◆ **WRITTEN TASK**
Transcribe the listing exactly, leaving out every picture.

═══ DATASET SECTION ═══

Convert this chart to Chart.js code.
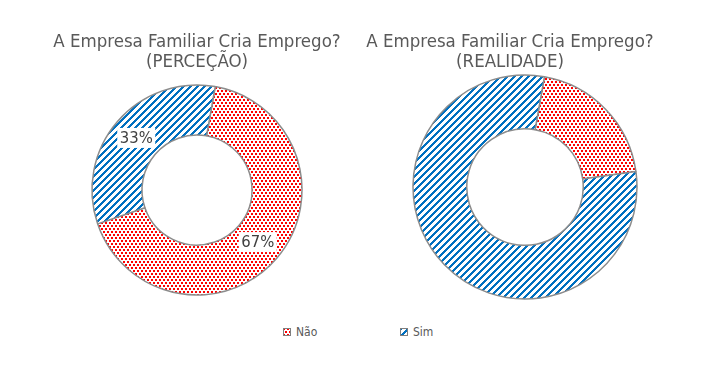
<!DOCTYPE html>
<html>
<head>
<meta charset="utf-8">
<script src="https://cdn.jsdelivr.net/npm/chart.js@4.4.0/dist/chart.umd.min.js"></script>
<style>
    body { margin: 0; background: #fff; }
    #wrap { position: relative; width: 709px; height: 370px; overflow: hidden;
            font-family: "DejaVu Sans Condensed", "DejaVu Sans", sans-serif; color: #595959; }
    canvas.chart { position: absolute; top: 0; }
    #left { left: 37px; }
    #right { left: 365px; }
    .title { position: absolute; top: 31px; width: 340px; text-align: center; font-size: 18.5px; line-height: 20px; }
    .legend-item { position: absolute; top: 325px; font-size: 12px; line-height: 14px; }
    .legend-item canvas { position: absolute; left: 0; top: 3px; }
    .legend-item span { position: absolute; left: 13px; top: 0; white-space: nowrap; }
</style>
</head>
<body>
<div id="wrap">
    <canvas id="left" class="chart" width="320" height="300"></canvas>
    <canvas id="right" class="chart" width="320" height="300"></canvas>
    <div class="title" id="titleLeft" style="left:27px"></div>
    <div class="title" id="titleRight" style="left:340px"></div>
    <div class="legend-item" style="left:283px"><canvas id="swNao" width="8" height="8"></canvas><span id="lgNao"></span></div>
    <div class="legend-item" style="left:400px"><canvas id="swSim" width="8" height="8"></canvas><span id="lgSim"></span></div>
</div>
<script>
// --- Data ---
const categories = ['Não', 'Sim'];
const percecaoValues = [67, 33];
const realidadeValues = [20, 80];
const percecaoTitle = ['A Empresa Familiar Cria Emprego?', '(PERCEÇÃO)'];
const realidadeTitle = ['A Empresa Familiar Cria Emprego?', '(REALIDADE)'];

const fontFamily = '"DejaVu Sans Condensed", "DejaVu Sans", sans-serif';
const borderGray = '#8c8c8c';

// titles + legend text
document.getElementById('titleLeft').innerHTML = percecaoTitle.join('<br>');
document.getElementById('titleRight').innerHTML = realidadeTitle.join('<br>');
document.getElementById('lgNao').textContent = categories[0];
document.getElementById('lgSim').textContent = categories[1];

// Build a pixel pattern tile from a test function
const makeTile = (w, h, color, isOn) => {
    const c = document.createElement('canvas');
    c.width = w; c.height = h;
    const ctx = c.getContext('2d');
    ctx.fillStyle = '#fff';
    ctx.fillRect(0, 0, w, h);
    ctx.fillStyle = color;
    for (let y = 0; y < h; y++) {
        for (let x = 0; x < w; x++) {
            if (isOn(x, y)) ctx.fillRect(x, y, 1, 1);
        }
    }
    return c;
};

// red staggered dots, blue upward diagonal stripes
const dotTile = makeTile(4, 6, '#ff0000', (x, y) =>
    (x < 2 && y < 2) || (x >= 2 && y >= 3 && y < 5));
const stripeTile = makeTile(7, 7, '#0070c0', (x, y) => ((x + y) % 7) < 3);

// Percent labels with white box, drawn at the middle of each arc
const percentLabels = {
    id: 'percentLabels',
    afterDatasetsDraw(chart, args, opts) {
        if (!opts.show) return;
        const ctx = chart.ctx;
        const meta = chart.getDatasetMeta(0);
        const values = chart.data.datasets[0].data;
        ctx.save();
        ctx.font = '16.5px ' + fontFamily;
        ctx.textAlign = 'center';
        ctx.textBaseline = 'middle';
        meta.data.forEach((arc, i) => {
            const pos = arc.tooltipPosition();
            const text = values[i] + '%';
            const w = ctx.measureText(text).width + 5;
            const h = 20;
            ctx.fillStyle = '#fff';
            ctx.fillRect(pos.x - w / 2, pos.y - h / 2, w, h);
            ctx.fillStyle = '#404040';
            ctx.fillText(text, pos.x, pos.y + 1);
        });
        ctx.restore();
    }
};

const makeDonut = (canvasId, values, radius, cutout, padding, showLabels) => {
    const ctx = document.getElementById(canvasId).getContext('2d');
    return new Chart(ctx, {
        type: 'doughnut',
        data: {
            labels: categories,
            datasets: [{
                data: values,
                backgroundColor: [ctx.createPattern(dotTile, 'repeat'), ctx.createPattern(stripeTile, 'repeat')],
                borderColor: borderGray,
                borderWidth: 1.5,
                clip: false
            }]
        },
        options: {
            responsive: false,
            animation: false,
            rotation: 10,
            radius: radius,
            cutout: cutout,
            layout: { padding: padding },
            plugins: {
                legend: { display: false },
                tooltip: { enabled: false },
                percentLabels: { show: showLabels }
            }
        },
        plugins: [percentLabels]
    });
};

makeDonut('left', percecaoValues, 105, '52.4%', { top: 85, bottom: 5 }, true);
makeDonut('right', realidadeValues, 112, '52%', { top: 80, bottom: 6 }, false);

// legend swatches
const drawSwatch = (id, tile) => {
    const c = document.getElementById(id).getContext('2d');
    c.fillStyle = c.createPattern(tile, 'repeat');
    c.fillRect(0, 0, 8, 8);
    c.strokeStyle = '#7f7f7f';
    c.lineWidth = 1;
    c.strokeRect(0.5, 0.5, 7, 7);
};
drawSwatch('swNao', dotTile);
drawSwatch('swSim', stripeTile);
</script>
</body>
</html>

═══

◆ **RESPONSE TO THIS TASK**
Convert this chart to Chart.js code.
<!DOCTYPE html>
<html>
<head>
<meta charset="utf-8">
<script src="https://cdn.jsdelivr.net/npm/chart.js@4.4.0/dist/chart.umd.min.js"></script>
<style>
    body { margin: 0; background: #fff; }
    #wrap { position: relative; width: 709px; height: 370px; overflow: hidden;
            font-family: "DejaVu Sans Condensed", "DejaVu Sans", sans-serif; color: #595959; }
    canvas.chart { position: absolute; top: 0; }
    #left { left: 37px; }
    #right { left: 365px; }
    .title { position: absolute; top: 31px; width: 340px; text-align: center; font-size: 18.5px; line-height: 20px; }
    .legend-item { position: absolute; top: 325px; font-size: 12px; line-height: 14px; }
    .legend-item canvas { position: absolute; left: 0; top: 3px; }
    .legend-item span { position: absolute; left: 13px; top: 0; white-space: nowrap; }
</style>
</head>
<body>
<div id="wrap">
    <canvas id="left" class="chart" width="320" height="300"></canvas>
    <canvas id="right" class="chart" width="320" height="300"></canvas>
    <div class="title" id="titleLeft" style="left:27px"></div>
    <div class="title" id="titleRight" style="left:340px"></div>
    <div class="legend-item" style="left:283px"><canvas id="swNao" width="8" height="8"></canvas><span id="lgNao"></span></div>
    <div class="legend-item" style="left:400px"><canvas id="swSim" width="8" height="8"></canvas><span id="lgSim"></span></div>
</div>
<script>
// --- Data ---
const categories = ['Não', 'Sim'];
const percecaoValues = [67, 33];
const realidadeValues = [20, 80];
const percecaoTitle = ['A Empresa Familiar Cria Emprego?', '(PERCEÇÃO)'];
const realidadeTitle = ['A Empresa Familiar Cria Emprego?', '(REALIDADE)'];

const fontFamily = '"DejaVu Sans Condensed", "DejaVu Sans", sans-serif';
const borderGray = '#8c8c8c';

// titles + legend text
document.getElementById('titleLeft').innerHTML = percecaoTitle.join('<br>');
document.getElementById('titleRight').innerHTML = realidadeTitle.join('<br>');
document.getElementById('lgNao').textContent = categories[0];
document.getElementById('lgSim').textContent = categories[1];

// Build a pixel pattern tile from a test function
const makeTile = (w, h, color, isOn) => {
    const c = document.createElement('canvas');
    c.width = w; c.height = h;
    const ctx = c.getContext('2d');
    ctx.fillStyle = '#fff';
    ctx.fillRect(0, 0, w, h);
    ctx.fillStyle = color;
    for (let y = 0; y < h; y++) {
        for (let x = 0; x < w; x++) {
            if (isOn(x, y)) ctx.fillRect(x, y, 1, 1);
        }
    }
    return c;
};

// red staggered dots, blue upward diagonal stripes
const dotTile = makeTile(4, 6, '#ff0000', (x, y) =>
    (x < 2 && y < 2) || (x >= 2 && y >= 3 && y < 5));
const stripeTile = makeTile(7, 7, '#0070c0', (x, y) => ((x + y) % 7) < 3);

// Percent labels with white box, drawn at the middle of each arc
const percentLabels = {
    id: 'percentLabels',
    afterDatasetsDraw(chart, args, opts) {
        if (!opts.show) return;
        const ctx = chart.ctx;
        const meta = chart.getDatasetMeta(0);
        const values = chart.data.datasets[0].data;
        ctx.save();
        ctx.font = '16.5px ' + fontFamily;
        ctx.textAlign = 'center';
        ctx.textBaseline = 'middle';
        meta.data.forEach((arc, i) => {
            const pos = arc.tooltipPosition();
            const text = values[i] + '%';
            const w = ctx.measureText(text).width + 5;
            const h = 20;
            ctx.fillStyle = '#fff';
            ctx.fillRect(pos.x - w / 2, pos.y - h / 2, w, h);
            ctx.fillStyle = '#404040';
            ctx.fillText(text, pos.x, pos.y + 1);
        });
        ctx.restore();
    }
};

const makeDonut = (canvasId, values, radius, cutout, padding, showLabels) => {
    const ctx = document.getElementById(canvasId).getContext('2d');
    return new Chart(ctx, {
        type: 'doughnut',
        data: {
            labels: categories,
            datasets: [{
                data: values,
                backgroundColor: [ctx.createPattern(dotTile, 'repeat'), ctx.createPattern(stripeTile, 'repeat')],
                borderColor: borderGray,
                borderWidth: 1.5,
                clip: false
            }]
        },
        options: {
            responsive: false,
            animation: false,
            rotation: 10,
            radius: radius,
            cutout: cutout,
            layout: { padding: padding },
            plugins: {
                legend: { display: false },
                tooltip: { enabled: false },
                percentLabels: { show: showLabels }
            }
        },
        plugins: [percentLabels]
    });
};

makeDonut('left', percecaoValues, 105, '52.4%', { top: 85, bottom: 5 }, true);
makeDonut('right', realidadeValues, 112, '52%', { top: 80, bottom: 6 }, false);

// legend swatches
const drawSwatch = (id, tile) => {
    const c = document.getElementById(id).getContext('2d');
    c.fillStyle = c.createPattern(tile, 'repeat');
    c.fillRect(0, 0, 8, 8);
    c.strokeStyle = '#7f7f7f';
    c.lineWidth = 1;
    c.strokeRect(0.5, 0.5, 7, 7);
};
drawSwatch('swNao', dotTile);
drawSwatch('swSim', stripeTile);
</script>
</body>
</html>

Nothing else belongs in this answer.